Fulacht fia, Derroograne, Co. Cork
Co. Cork |
Settlement Sites
On the northern bank of a stream in Derroograne, Co. Cork, there is a low crescent of earth and broken stone that most people would walk past without a second glance.
It measures roughly ten and a half metres from east to west, nearly six metres north to south, and rises only a metre from the ground. But its shape, its contents, and its position are all deliberate. This is a fulacht fia, one of the most common and least understood monument types in the Irish landscape.

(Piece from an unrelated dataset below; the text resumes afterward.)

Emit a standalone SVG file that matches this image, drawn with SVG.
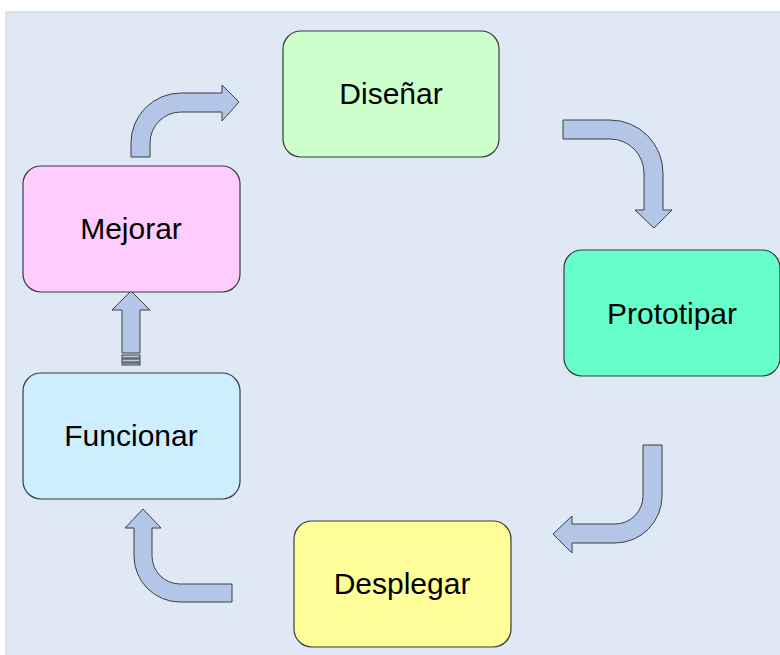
<svg xmlns="http://www.w3.org/2000/svg" width="780" height="655" viewBox="0 0 780 655">
  <style>
    .box { stroke: #3a3a3a; stroke-width: 1.2; }
    .lbl { font-family: "Liberation Sans", Arial, sans-serif; font-size: 30px; fill: #000; text-anchor: middle; dominant-baseline: central; }
    .arw { fill: #b4c6e7; stroke: #3f3f3f; stroke-width: 1; stroke-linejoin: miter; }
  </style>
  <rect x="0" y="0" width="780" height="655" fill="#ffffff"/>
  <rect x="6" y="12" width="780" height="650" fill="#dee9f5" stroke="#c9d0d8" stroke-width="1"/>

  <g id="connectors">
    <path class="arw" d="M131,157 L131,143 A50,50 0 0 1 181,93 L222,93 L222,85 L239,102 L222,121 L222,112 L181,112 A31,31 0 0 0 150,143 L150,157 Z"/>
    <path class="arw" d="M563,120 L610,120 A53,53 0 0 1 663,173 L663,210 L672,210 L654,228 L635,210 L644,210 L644,173 A34,34 0 0 0 610,139 L563,139 Z"/>
    <path class="arw" d="M643,445 L662,445 L662,496 A47,47 0 0 1 615,543 L572,543 L572,553 L553,534 L572,516 L572,524 L615,524 A28,28 0 0 0 643,496 Z"/>
    <path class="arw" d="M232,584 L232,602 L180,602 A46,46 0 0 1 134,556 L134,528 L125,528 L143,509 L161,528 L152,528 L152,556 A28,28 0 0 0 180,584 Z"/>
    <g>
      <path class="arw" d="M122,353 L122,310 L112,310 L131,291 L150,310 L140,310 L140,353 Z"/>
      <rect class="arw" x="122" y="355" width="18" height="3"/>
      <rect class="arw" x="122" y="359" width="18" height="3"/>
      <rect class="arw" x="122" y="363" width="18" height="2"/>
    </g>
  </g>

  <g id="disenar">
    <rect class="box" x="283" y="31" width="216" height="126" rx="18" fill="#ccffcc"/>
    <text class="lbl" x="391" y="93">Diseñar</text>
  </g>
  <g id="mejorar">
    <rect class="box" x="23" y="166" width="217" height="126" rx="18" fill="#ffccff"/>
    <text class="lbl" x="131" y="228">Mejorar</text>
  </g>
  <g id="prototipar">
    <rect class="box" x="564" y="250" width="216" height="126" rx="18" fill="#66ffcc"/>
    <text class="lbl" x="672" y="313">Prototipar</text>
  </g>
  <g id="funcionar">
    <rect class="box" x="23" y="373" width="217" height="126" rx="18" fill="#cceeff"/>
    <text class="lbl" x="131" y="435">Funcionar</text>
  </g>
  <g id="desplegar">
    <rect class="box" x="294" y="521" width="217" height="126" rx="18" fill="#ffff99"/>
    <text class="lbl" x="402" y="583">Desplegar</text>
  </g>
</svg>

A fulacht fia is, at its simplest, a prehistoric cooking site. The characteristic mound is made up of heat-shattered stones and charcoal-enriched soil, the accumulated debris of repeated firings over what may have been centuries. The method involved heating stones in a fire and dropping them into a water-filled trough to bring the water to a boil, cracking the stones in the process and leaving them discarded in a horseshoe-shaped heap around the trough. The opening of the mound at Derroograne, some 2.6 metres wide, faces south towards the stream, which would have supplied the water. This relationship between the mound and the stream is typical of the type and probably explains why the site was positioned here at all, within what is now a network of field boundaries. The monument is under gradual pressure from erosion along both arms of the crescent, which has begun to expose the shattered stone and blackened soil within.